Many buildings associated with Jazz music, such as the Douglas Club on Cedar Avenue and the Hotel Bruce on Euclid, are no longer standing. A building related to the early history of Rock and Roll still exists, tucked away in a quiet residential neighborhood in southeast Cleveland.  The Boddie Recording Company, at 12202 Union, was founded in 1959 by Thomas Boddie, who transformed an old dairy building behind his house into a studio. Boddie recorded gospel, soul, rhythm and blues, rock bluegrass and country in the studio. The studio’s inexpensive prices for recording attracted acts from as far away as West Virginia and Detroit, Michigan. After Thomas married Louise Boddie, her connections with churches and gospel groups helped propel the studio to even greater success. Boddie would eventually record as many as 800 individual original records on seven different labels. The studio remained in operation until 1993.

Icabod Flewellen was born in 1916 in Williamson, West Virginia. When he was thirteen, he began to collect newspaper clippings dedicated to the history of African-Americans. In 1949, when his home was firebombed by white supremacists and his collection destroyed, Flewellen migrated to Cleveland. In Cleveland, Flewellen again began collecting African-American historical artifacts. He founded the Afro-American Historical and Cultural Society in his home at 8716 Harkness Avenue (pictured left) in the Hough neighborhood in 1953. Flewellen collected much of this material by going from door to door and asking neighbors about their family histories. Eventually he purchased the Cuyahoga Telephone Exchange Building at 1839 E. 81st Street to hold his collection.

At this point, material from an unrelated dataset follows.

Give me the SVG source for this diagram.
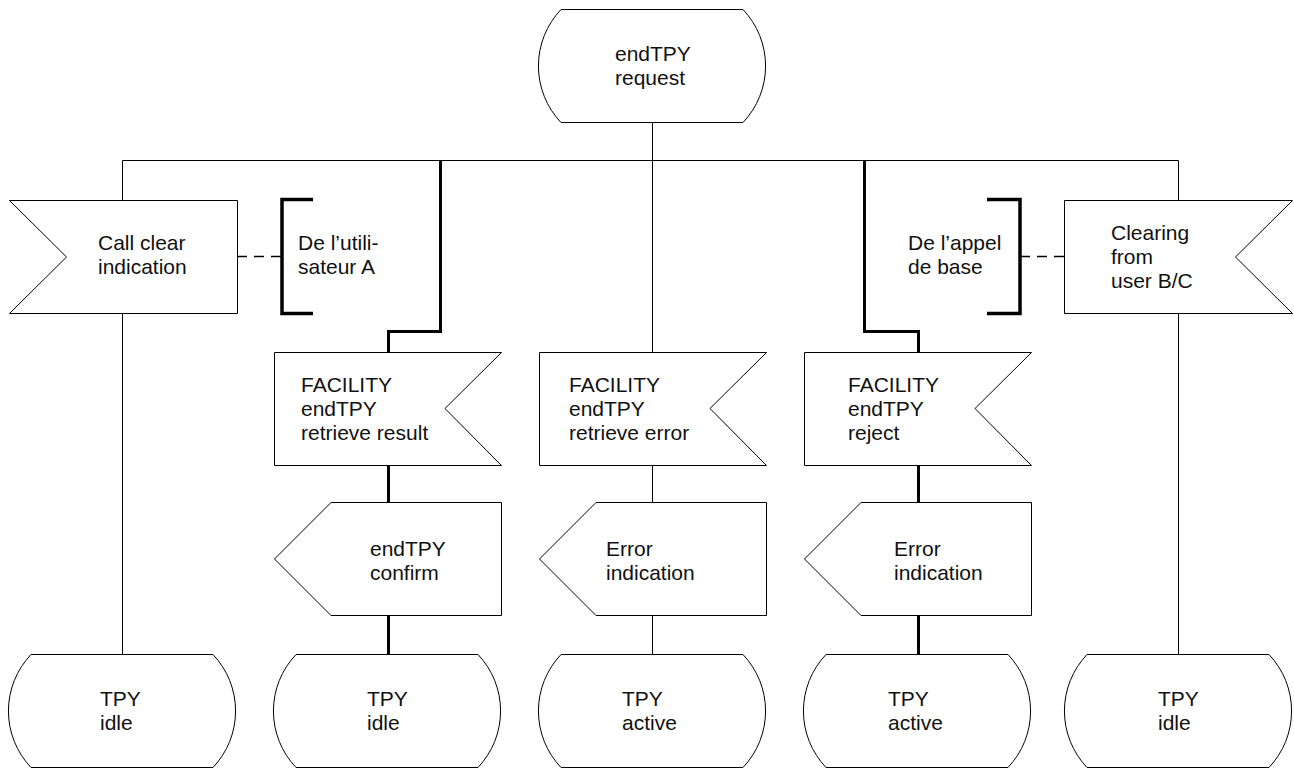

African American Museum within the Icabod Flewellen Building.

Flewellen later took the collection to the former Hough Branch Library at 1765 Crawford Road. This English Renaissance Revival style building was completed in 1907 and was a fully functioning branch of the library system until 1966, when it became Treasure House, a children’s library. When the new Hough Library was built in 1984, Cleveland Public Library sold the building to the African-American Museum and it was renamed the Ichabod Flewellen Building. At this time, the African-American Museum has not been open for several years, although there have been attempts to restore the building and reopen the museum. The Flewellen Collection of artifacts is now housed at the East Cleveland Library.